_GIVEN REQUEST_
Would you print the records below from the first line through the line containing "Sans', 'Noto Sans", skipping the pictures?

_RECORD SET_
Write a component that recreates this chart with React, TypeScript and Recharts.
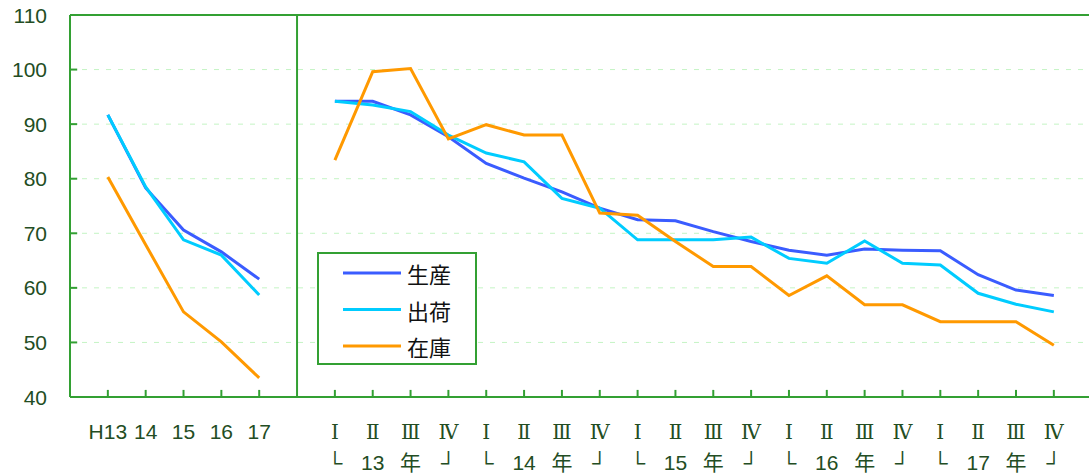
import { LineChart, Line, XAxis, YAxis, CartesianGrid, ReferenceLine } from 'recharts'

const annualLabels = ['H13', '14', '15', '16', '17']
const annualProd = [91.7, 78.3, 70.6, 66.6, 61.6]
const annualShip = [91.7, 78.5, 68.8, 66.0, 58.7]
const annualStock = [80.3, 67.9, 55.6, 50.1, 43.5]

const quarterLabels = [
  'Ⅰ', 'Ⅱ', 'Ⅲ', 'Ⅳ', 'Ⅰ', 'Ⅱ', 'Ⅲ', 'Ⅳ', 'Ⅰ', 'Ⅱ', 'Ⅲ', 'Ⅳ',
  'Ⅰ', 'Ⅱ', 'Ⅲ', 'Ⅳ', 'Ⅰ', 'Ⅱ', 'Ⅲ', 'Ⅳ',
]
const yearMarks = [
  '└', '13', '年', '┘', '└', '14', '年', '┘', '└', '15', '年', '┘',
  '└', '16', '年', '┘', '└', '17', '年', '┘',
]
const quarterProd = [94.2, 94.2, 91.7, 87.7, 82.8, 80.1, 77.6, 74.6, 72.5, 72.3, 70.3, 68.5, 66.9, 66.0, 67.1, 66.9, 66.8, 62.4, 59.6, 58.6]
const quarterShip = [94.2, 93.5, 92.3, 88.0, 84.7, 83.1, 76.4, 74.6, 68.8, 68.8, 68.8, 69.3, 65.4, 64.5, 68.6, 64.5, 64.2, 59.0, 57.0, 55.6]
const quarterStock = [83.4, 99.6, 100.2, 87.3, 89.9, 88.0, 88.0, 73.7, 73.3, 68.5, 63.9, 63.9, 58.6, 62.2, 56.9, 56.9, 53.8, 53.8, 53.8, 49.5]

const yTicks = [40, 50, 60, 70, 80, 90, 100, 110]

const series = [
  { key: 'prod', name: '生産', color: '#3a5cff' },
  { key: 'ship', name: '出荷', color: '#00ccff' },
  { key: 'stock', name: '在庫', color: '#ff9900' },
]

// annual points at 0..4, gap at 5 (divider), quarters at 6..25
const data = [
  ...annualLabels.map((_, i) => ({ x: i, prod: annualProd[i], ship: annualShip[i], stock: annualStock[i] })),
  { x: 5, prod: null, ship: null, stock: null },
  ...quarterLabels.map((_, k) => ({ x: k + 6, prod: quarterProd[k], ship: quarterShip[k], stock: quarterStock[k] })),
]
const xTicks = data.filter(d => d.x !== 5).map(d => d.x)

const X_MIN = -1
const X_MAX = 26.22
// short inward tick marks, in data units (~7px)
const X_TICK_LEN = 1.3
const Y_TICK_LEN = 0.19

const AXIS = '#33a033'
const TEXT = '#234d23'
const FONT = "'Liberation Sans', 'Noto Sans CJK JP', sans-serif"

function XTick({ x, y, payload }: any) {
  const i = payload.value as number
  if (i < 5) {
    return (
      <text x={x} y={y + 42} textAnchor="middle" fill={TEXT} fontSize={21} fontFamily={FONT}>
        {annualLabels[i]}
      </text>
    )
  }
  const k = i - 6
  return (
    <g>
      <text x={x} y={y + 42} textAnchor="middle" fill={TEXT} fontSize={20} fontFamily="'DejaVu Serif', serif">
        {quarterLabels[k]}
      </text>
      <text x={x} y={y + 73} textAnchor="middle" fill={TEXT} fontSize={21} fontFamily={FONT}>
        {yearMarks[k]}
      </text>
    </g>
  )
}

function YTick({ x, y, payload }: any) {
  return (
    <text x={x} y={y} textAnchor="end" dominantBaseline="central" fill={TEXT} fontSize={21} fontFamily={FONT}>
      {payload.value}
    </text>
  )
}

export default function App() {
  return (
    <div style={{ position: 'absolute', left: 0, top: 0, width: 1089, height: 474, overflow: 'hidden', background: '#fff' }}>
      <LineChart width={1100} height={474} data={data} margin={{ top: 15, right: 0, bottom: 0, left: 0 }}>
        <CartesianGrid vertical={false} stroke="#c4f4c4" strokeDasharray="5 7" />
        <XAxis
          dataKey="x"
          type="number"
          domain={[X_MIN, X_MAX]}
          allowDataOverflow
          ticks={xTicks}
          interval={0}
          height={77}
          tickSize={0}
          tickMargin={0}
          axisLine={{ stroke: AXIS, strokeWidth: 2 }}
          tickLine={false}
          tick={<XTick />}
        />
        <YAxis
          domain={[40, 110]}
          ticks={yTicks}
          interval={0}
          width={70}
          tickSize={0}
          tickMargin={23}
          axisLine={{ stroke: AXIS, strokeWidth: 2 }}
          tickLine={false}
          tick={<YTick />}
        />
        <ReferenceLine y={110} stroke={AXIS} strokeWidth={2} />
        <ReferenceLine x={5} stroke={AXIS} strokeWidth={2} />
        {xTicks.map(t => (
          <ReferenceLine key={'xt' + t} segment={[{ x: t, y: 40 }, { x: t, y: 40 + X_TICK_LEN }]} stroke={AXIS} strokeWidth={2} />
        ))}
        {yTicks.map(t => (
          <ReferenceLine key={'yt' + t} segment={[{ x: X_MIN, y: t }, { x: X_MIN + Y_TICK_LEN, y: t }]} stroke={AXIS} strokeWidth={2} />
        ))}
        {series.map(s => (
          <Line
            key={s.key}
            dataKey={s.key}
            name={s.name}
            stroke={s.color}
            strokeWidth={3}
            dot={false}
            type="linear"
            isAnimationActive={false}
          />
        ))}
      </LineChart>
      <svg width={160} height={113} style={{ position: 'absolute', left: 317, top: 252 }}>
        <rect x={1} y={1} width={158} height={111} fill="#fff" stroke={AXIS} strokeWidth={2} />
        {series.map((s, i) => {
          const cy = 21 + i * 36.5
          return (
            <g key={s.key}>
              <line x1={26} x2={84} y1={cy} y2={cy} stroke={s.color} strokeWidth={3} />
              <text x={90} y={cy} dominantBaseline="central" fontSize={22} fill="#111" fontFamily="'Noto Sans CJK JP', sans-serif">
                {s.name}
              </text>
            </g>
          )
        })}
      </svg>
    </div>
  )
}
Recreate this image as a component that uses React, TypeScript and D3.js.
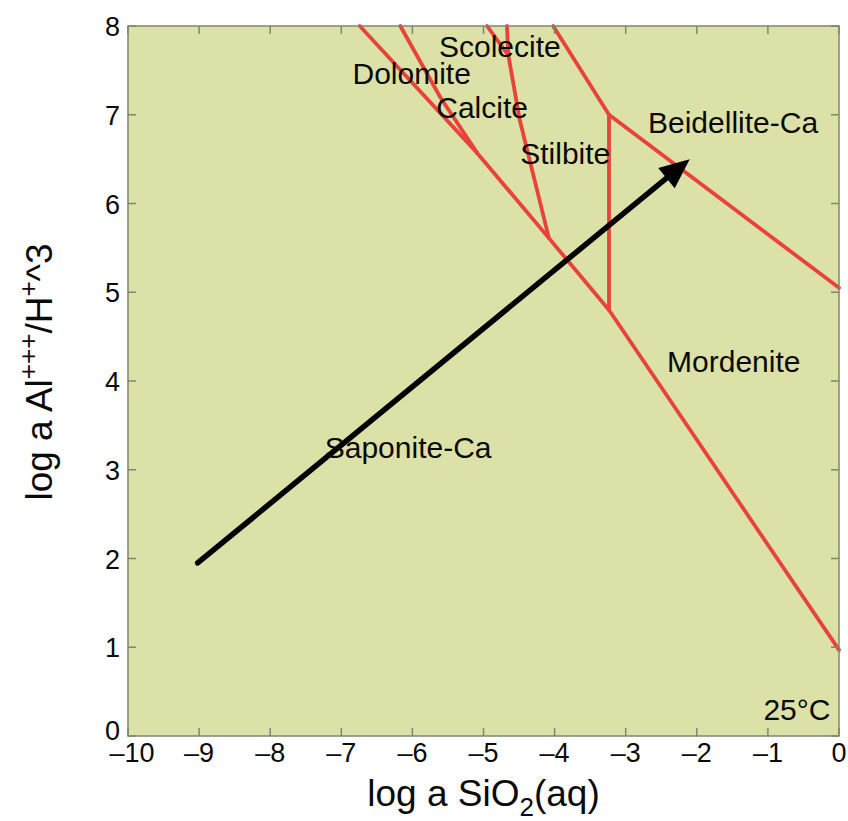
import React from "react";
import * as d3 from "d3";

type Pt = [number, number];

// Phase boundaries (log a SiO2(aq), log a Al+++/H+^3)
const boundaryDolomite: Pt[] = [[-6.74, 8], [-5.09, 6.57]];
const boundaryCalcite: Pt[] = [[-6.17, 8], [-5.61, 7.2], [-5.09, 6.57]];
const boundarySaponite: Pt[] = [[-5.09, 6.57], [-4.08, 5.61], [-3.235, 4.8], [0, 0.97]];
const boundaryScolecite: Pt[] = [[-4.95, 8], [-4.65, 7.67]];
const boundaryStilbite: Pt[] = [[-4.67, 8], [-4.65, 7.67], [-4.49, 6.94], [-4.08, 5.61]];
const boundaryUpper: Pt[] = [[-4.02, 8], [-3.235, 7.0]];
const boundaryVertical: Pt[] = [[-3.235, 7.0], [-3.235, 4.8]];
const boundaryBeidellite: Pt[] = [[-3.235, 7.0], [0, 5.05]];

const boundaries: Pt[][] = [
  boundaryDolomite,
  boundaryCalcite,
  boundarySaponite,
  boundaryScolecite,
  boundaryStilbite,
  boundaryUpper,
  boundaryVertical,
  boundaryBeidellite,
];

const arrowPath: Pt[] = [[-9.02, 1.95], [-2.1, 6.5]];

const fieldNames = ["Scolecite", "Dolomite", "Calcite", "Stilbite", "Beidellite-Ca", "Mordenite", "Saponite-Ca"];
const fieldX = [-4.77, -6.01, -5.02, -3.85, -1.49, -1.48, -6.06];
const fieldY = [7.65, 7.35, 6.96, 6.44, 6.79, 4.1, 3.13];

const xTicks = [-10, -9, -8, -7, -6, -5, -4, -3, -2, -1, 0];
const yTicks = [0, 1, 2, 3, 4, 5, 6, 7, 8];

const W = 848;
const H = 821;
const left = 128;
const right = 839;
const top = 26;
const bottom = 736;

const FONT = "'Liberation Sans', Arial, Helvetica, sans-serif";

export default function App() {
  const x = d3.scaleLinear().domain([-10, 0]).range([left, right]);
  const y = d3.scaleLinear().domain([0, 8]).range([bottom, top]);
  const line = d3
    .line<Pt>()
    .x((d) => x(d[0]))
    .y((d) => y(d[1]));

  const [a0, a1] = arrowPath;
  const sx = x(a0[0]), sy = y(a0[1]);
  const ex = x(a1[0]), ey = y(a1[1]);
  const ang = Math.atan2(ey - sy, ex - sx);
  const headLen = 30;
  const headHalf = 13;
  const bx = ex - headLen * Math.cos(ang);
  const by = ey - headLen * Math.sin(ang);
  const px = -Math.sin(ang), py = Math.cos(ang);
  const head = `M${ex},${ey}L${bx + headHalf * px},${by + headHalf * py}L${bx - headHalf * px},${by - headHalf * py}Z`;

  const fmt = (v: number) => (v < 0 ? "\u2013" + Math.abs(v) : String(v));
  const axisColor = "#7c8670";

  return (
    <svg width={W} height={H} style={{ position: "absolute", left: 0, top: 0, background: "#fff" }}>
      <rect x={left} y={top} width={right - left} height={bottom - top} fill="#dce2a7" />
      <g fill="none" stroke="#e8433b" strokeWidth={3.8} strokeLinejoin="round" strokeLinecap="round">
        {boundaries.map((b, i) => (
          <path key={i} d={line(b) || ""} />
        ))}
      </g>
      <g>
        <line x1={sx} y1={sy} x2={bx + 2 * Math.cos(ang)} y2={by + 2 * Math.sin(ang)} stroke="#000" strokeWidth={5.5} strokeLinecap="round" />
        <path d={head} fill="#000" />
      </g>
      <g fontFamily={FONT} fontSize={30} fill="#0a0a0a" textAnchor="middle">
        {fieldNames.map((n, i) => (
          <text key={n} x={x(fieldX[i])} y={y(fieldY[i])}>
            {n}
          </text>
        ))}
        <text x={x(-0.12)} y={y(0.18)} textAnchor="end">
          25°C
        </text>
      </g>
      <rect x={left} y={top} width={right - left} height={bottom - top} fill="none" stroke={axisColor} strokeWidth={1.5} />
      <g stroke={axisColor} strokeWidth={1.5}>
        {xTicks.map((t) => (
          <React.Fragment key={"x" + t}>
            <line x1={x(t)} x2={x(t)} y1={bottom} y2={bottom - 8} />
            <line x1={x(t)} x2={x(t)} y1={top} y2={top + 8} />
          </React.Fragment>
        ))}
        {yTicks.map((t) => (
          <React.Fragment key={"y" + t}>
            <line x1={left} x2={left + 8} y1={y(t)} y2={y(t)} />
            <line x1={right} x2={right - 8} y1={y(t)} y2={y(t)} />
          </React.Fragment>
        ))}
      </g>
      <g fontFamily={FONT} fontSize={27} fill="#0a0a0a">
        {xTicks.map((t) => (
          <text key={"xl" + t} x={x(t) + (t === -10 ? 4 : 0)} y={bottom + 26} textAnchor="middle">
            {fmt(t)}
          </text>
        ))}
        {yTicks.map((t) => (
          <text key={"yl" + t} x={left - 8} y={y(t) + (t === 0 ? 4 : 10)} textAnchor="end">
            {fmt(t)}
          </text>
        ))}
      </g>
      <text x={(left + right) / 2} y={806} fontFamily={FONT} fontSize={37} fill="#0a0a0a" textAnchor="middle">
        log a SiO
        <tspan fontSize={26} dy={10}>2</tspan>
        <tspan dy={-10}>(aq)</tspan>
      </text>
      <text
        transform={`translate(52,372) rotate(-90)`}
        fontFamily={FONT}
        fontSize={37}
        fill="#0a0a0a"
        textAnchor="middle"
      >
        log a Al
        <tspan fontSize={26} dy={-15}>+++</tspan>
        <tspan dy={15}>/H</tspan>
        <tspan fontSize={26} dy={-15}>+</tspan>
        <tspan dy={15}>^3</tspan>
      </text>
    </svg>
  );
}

_FINAL RESULT_
Write a component that recreates this chart with React, TypeScript and Recharts.
import { LineChart, Line, XAxis, YAxis, CartesianGrid, ReferenceLine } from 'recharts'

const annualLabels = ['H13', '14', '15', '16', '17']
const annualProd = [91.7, 78.3, 70.6, 66.6, 61.6]
const annualShip = [91.7, 78.5, 68.8, 66.0, 58.7]
const annualStock = [80.3, 67.9, 55.6, 50.1, 43.5]

const quarterLabels = [
  'Ⅰ', 'Ⅱ', 'Ⅲ', 'Ⅳ', 'Ⅰ', 'Ⅱ', 'Ⅲ', 'Ⅳ', 'Ⅰ', 'Ⅱ', 'Ⅲ', 'Ⅳ',
  'Ⅰ', 'Ⅱ', 'Ⅲ', 'Ⅳ', 'Ⅰ', 'Ⅱ', 'Ⅲ', 'Ⅳ',
]
const yearMarks = [
  '└', '13', '年', '┘', '└', '14', '年', '┘', '└', '15', '年', '┘',
  '└', '16', '年', '┘', '└', '17', '年', '┘',
]
const quarterProd = [94.2, 94.2, 91.7, 87.7, 82.8, 80.1, 77.6, 74.6, 72.5, 72.3, 70.3, 68.5, 66.9, 66.0, 67.1, 66.9, 66.8, 62.4, 59.6, 58.6]
const quarterShip = [94.2, 93.5, 92.3, 88.0, 84.7, 83.1, 76.4, 74.6, 68.8, 68.8, 68.8, 69.3, 65.4, 64.5, 68.6, 64.5, 64.2, 59.0, 57.0, 55.6]
const quarterStock = [83.4, 99.6, 100.2, 87.3, 89.9, 88.0, 88.0, 73.7, 73.3, 68.5, 63.9, 63.9, 58.6, 62.2, 56.9, 56.9, 53.8, 53.8, 53.8, 49.5]

const yTicks = [40, 50, 60, 70, 80, 90, 100, 110]

const series = [
  { key: 'prod', name: '生産', color: '#3a5cff' },
  { key: 'ship', name: '出荷', color: '#00ccff' },
  { key: 'stock', name: '在庫', color: '#ff9900' },
]

// annual points at 0..4, gap at 5 (divider), quarters at 6..25
const data = [
  ...annualLabels.map((_, i) => ({ x: i, prod: annualProd[i], ship: annualShip[i], stock: annualStock[i] })),
  { x: 5, prod: null, ship: null, stock: null },
  ...quarterLabels.map((_, k) => ({ x: k + 6, prod: quarterProd[k], ship: quarterShip[k], stock: quarterStock[k] })),
]
const xTicks = data.filter(d => d.x !== 5).map(d => d.x)

const X_MIN = -1
const X_MAX = 26.22
// short inward tick marks, in data units (~7px)
const X_TICK_LEN = 1.3
const Y_TICK_LEN = 0.19

const AXIS = '#33a033'
const TEXT = '#234d23'
const FONT = "'Liberation Sans', 'Noto Sans CJK JP', sans-serif"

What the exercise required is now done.